Fleck took part in several rallies at the Capitol against public health restrictions, including a controversial “Shed the Mask, Don the Flag Rally” on July 4. And in a June 24 social media post, she boasted of defying a requirement by H-E-B, the Texas grocer, to wear masks in company stores.

“I was just at my local Lakeway HEB. A place a patronize at least twice a week. The place is huge,” she wrote. “With the exception of a couple weeks during lockdown, I haven’t worn a mask. The last few weeks have been so nice, because neighborhood shoppers were starting to relax, smile at each other and most stopped wearing masks.”

“Then today, HEB has a ‘required mask’ sign on the doors. I didn’t have one. I went in to shop for a few things… What planet am I living on?? I asked the manager at the front and she said no patron would be asked to leave for not wearing a mask, but they are ‘required.’ I’m not wearing a mask, so don’t threaten me again!”

After her loss at the polls, Fleck refused to accept the result, suggesting instead that she had been cheated out of a win. “If my little race can be stolen, why couldn’t our November election be stolen? This should be everyone’s deep concern.”

Murphy said he didn’t think anybody was taking this claim very seriously.

According to campaign finance filings, Berry’s campaign was helped by Associated Republicans of Texas, a political action committee founded in the 1970s to help flip Texas red. ARC gave $31,962 to Berry, including a $13,800 in-kind donation in the form of campaign canvassing, and $12,000 in cash.

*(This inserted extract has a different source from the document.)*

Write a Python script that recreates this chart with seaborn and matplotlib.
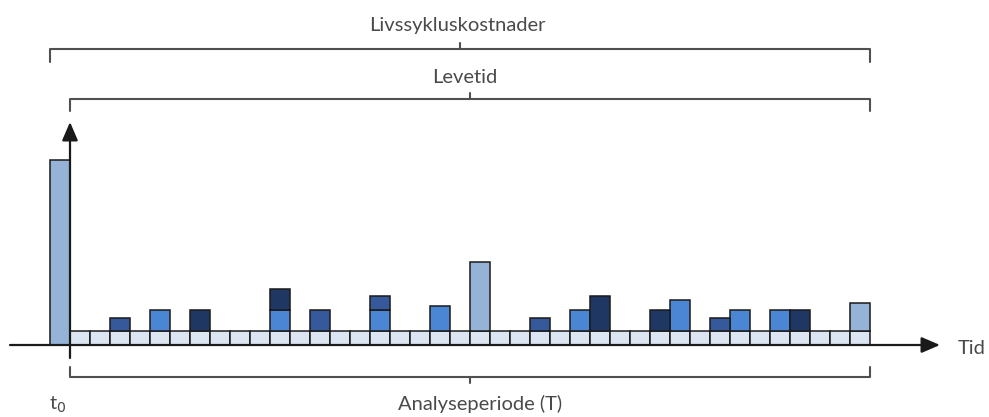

ARC supported Berry “for the same reasons the voters did,” Murphy said. “They liked his background, they liked his personal values, and thought that he would be a better candidate.”

Fleck raised significantly less money than Berry, and had few large donors. She received $2,500 from Mayes Middleton, an oilman and Texas legislator who heads the Freedom Caucus, and $1,000 from Scott Price, a Plano businessman.

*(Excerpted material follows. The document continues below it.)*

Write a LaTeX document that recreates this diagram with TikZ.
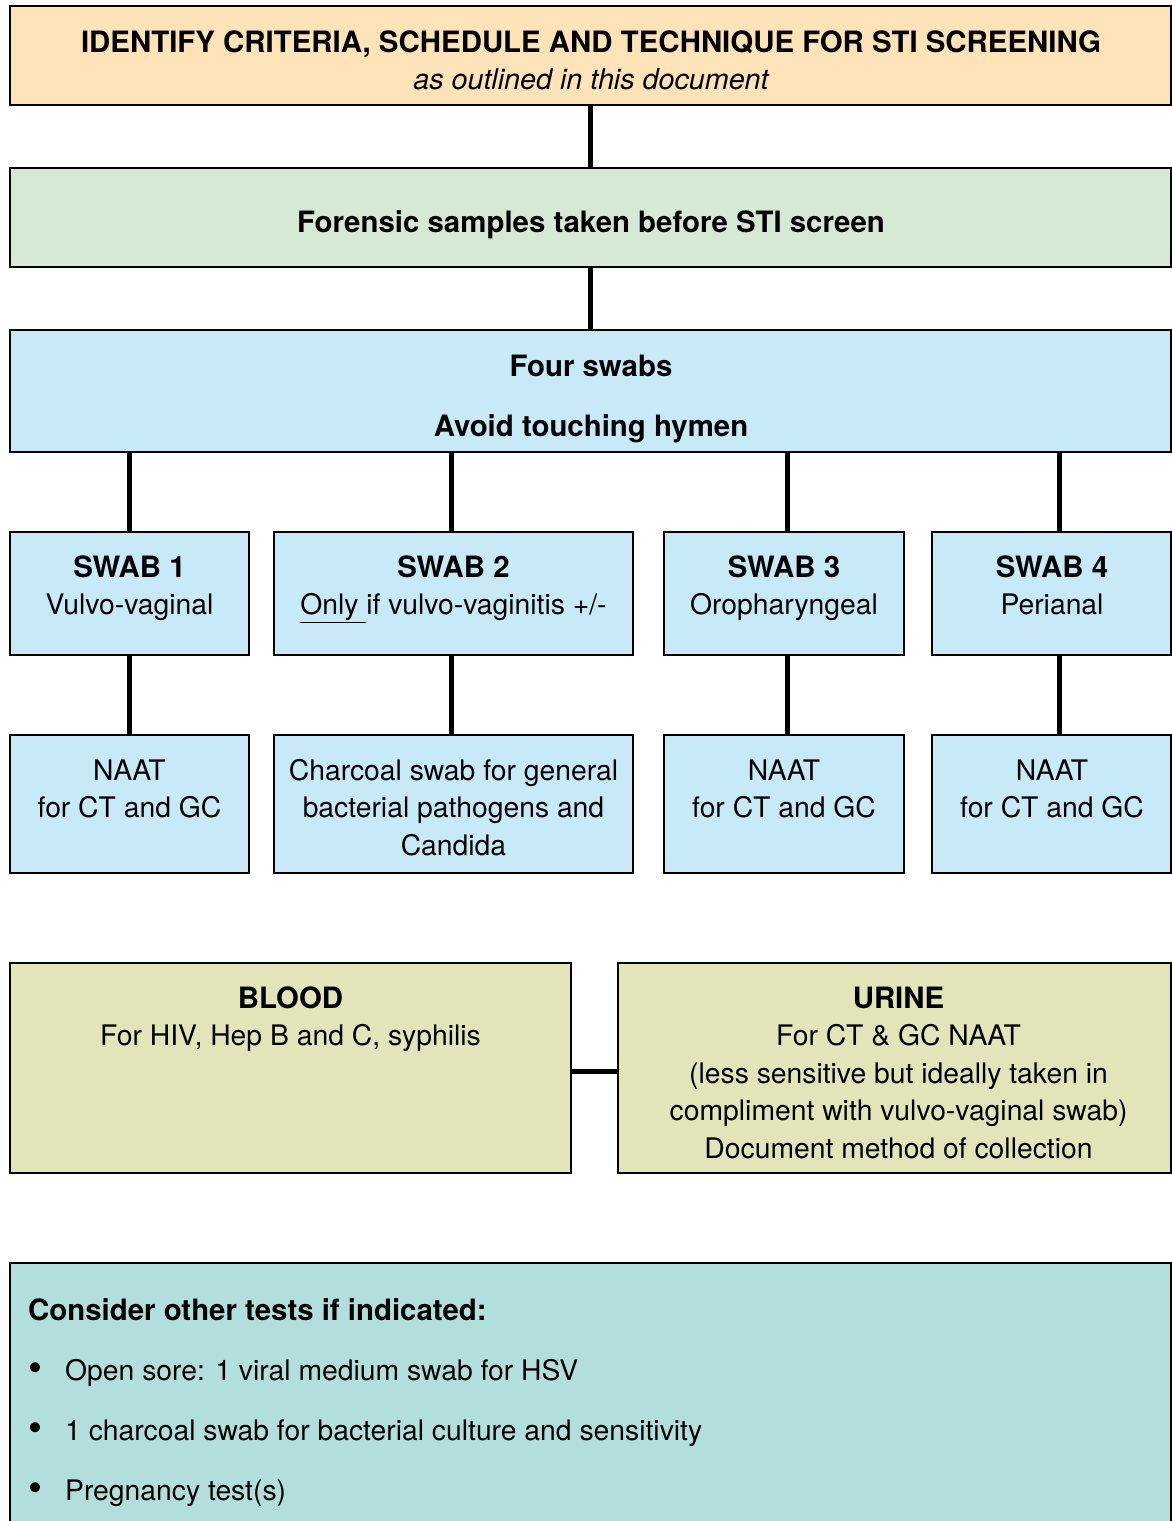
\documentclass[tikz,border=0pt]{standalone}
\usepackage{fontspec}
\setmainfont{TeX Gyre Heros}
\usetikzlibrary{calc}

\definecolor{peach}{RGB}{254,226,184}
\definecolor{mint}{RGB}{214,233,212}
\definecolor{sky}{RGB}{199,233,248}
\definecolor{olive}{RGB}{227,228,186}
\definecolor{teal}{RGB}{178,222,220}

% stacked lines whose reference point is the first baseline
\newcommand{\cstack}[1]{\begin{tabular}[t]{@{}c@{}}#1\end{tabular}}
\newcommand{\lstack}[1]{\begin{tabular}[t]{@{}l@{}}#1\end{tabular}}
% bold headings are set slightly larger than the body text
\newcommand{\hd}[1]{{\fontsize{29.4}{37.5}\selectfont\bfseries #1}}
\newcommand{\bul}{\makebox[37pt][l]{\hspace{0pt}\raisebox{-1.5pt}{\fontsize{40}{40}\selectfont\textbullet}}}

\tikzset{
  box/.style={draw=black, line width=2.5pt, inner sep=0pt},
  txt/.style={anchor=base, inner sep=0pt, font=\fontsize{28.3}{37.5}\selectfont},
  link/.style={draw=black, line width=5pt},
}

\begin{document}
\begin{tikzpicture}[x=1pt,y=-1pt]
\useasboundingbox (0,0) rectangle (1172,1521);

% header boxes
\node[box, fill=peach, minimum width=1161pt, minimum height=99pt] (top) at (590.5,55.5) {};
\node[box, fill=mint, minimum width=1161pt, minimum height=99pt] (forensic) at (590.5,217.5) {};
\node[box, fill=sky, minimum width=1161pt, minimum height=122pt] (four) at (590.5,391) {};

\node[txt] (toptxt) at (591,52) {\cstack{\hd{IDENTIFY CRITERIA, SCHEDULE AND TECHNIQUE FOR STI SCREENING}\\ {\fontsize{28.7}{37.5}\selectfont\itshape as outlined in this document}}};
\node[txt] (fortxt) at (591,232) {\hd{Forensic samples taken before STI screen}};
\node[txt] (fourtxt) at (591,376) {\cstack{\hd{Four swabs}\\[22.5pt] \hd{Avoid touching hymen}}};

% swab boxes
\node[box, fill=sky, minimum width=239pt, minimum height=123pt] (s1) at (129.5,593.5) {};
\node[box, fill=sky, minimum width=359pt, minimum height=123pt] (s2) at (453.5,593.5) {};
\node[box, fill=sky, minimum width=240pt, minimum height=123pt] (s3) at (784,593.5) {};
\node[box, fill=sky, minimum width=239pt, minimum height=123pt] (s4) at (1051.5,593.5) {};

\node[txt] (s1txt) at (129.5,577) {\cstack{\hd{SWAB 1}\\ Vulvo-vaginal}};
\node[txt] (s2txt) at (453.5,577) {\cstack{\hd{SWAB 2}\\ \underline{Only\ }if vulvo-vaginitis +/-}};
\node[txt] (s3txt) at (784,577) {\cstack{\hd{SWAB 3}\\ Oropharyngeal}};
\node[txt] (s4txt) at (1052,577) {\cstack{\hd{SWAB 4}\\ Perianal}};

% test boxes
\node[box, fill=sky, minimum width=239pt, minimum height=138pt] (n1) at (129.5,804) {};
\node[box, fill=sky, minimum width=359pt, minimum height=138pt] (n2) at (453.5,804) {};
\node[box, fill=sky, minimum width=240pt, minimum height=138pt] (n3) at (784,804) {};
\node[box, fill=sky, minimum width=239pt, minimum height=138pt] (n4) at (1051.5,804) {};

\node[txt] (n1txt) at (129.5,780) {\cstack{NAAT\\ for CT and GC}};
\node[txt] (n2txt) at (453.5,780) {\cstack{Charcoal swab for general\\ bacterial pathogens and\\ Candida}};
\node[txt] (n3txt) at (784,780) {\cstack{NAAT\\ for CT and GC}};
\node[txt] (n4txt) at (1052,780) {\cstack{NAAT\\ for CT and GC}};

% blood and urine
\node[box, fill=olive, minimum width=561pt, minimum height=210pt] (blood) at (290.5,1068) {};
\node[box, fill=olive, minimum width=553pt, minimum height=210pt] (urine) at (894.5,1068) {};

\node[txt] (bloodtxt) at (290.5,1008) {\cstack{\hd{BLOOD}\\ For HIV, Hep B and C, syphilis}};
\node[txt] (urinetxt) at (898.5,1008) {\cstack{\hd{URINE}\\ For CT \& GC NAAT\\ (less sensitive but ideally taken in\\ compliment with vulvo-vaginal swab)\\ Document method of collection}};

% other tests
\node[box, fill=teal, minimum width=1161pt, minimum height=282pt] (other) at (590.5,1404) {};
\node[txt, anchor=base west] (othertxt) at (28,1320) {\lstack{\hd{Consider other tests if indicated:}\\[22.5pt]
  \bul Open sore: 1 viral medium swab for HSV\\[22.5pt]
  \bul 1 charcoal swab for bacterial culture and sensitivity\\[22.5pt]
  \bul Pregnancy test(s)}};

% connectors
\draw[link] (top.south) -- (forensic.north);
\draw[link] (forensic.south) -- (four.north);
\draw[link] (s1.north |- four.south) -- (s1.north);
\draw[link] ([xshift=-2.5pt]s2.north |- four.south) -- ([xshift=-2.5pt]s2.north);
\draw[link] ([xshift=3pt]s3.north |- four.south) -- ([xshift=3pt]s3.north);
\draw[link] ([xshift=7.5pt]s4.north |- four.south) -- ([xshift=7.5pt]s4.north);
\draw[link] (s1.south) -- (n1.north);
\draw[link] ([xshift=-2.5pt]s2.south) -- ([xshift=-2.5pt]n2.north);
\draw[link] ([xshift=3pt]s3.south) -- ([xshift=3pt]n3.north);
\draw[link] ([xshift=7.5pt]s4.south) -- ([xshift=7.5pt]n4.north);
\draw[link] ([yshift=-3pt]blood.east) -- ([yshift=-3pt]urine.west);
\end{tikzpicture}
\end{document}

Vikki Goodwin, the one-term Democrat incumbent in HD-47, did not respond to an invitation to comment for this article. Prior to 2018, Goodwin’s seat was held by a Republican, Paul Workman, who had won his reelection bids fairly easily. Now Republicans are hoping to reverse their 2018 loss.

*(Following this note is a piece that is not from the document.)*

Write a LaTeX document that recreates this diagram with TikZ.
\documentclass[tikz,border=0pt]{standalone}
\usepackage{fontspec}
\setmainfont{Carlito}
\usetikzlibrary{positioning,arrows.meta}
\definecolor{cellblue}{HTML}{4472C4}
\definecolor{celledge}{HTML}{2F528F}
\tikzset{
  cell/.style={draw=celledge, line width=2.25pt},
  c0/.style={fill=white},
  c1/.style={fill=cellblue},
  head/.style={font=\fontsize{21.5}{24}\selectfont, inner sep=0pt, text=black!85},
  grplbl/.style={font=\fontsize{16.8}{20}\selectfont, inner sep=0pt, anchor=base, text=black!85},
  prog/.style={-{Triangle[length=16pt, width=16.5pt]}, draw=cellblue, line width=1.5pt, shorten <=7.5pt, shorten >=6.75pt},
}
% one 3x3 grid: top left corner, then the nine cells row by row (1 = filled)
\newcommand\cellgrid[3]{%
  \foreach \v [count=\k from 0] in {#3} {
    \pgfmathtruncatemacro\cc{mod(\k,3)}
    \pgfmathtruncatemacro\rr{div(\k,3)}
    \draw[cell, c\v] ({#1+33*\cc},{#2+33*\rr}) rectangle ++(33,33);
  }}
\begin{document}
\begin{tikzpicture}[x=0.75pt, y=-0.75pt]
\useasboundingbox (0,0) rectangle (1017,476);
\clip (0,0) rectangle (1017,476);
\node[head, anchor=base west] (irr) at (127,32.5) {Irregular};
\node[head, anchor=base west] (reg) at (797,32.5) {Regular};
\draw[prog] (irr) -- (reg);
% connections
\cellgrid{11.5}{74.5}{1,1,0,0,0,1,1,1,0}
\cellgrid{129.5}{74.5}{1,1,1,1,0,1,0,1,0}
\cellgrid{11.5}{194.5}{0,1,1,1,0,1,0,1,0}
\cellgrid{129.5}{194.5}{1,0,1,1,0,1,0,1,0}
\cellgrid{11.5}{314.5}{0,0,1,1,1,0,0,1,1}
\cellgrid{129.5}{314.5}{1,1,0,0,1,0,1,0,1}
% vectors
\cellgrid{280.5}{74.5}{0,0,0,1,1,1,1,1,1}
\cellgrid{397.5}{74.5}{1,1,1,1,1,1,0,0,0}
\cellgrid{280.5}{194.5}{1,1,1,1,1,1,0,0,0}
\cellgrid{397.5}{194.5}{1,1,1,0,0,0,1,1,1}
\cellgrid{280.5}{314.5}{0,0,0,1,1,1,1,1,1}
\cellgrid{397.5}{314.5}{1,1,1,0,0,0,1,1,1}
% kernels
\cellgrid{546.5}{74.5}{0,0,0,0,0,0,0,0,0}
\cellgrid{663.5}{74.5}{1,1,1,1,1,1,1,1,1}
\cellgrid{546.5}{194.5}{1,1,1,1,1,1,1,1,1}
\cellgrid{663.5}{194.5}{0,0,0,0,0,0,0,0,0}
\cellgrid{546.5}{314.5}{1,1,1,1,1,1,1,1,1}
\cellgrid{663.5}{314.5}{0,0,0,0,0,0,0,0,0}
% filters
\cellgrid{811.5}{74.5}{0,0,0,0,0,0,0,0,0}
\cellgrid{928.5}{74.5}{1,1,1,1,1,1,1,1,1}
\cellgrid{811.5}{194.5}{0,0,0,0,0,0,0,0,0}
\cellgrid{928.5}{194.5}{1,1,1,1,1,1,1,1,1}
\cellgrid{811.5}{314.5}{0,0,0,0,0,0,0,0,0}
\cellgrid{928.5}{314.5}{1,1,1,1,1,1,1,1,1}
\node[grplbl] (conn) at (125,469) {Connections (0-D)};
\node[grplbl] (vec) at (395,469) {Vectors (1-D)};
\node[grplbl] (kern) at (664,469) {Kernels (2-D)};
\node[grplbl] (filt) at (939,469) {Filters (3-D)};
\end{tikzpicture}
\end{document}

But with Democrat turnout in Travis County expected to be high this year, and Travis County growing bluer and bluer every year, they face an uphill battle.

Still, Craig Murphy is optimistic. “It’s a good district for Republicans,” he said. “It’ll go our direction. Every single election since World War II the party with the president – the party that’s in power – does better in the presidential years than in the off-years.”

He cited Democratic gains in Texas congressional races in 2008 when Barack Obama first won the presidency, then losses in 2010, then a recovery in 2012. “There’s going to be a natural drift back from the (Democratic) gains just like what happened to the Republicans under Obama.”

Craig Murphy is president of Murphy Nasica & Associates, an Austin-based political consultancy working with candidates throughout the South and Southwest.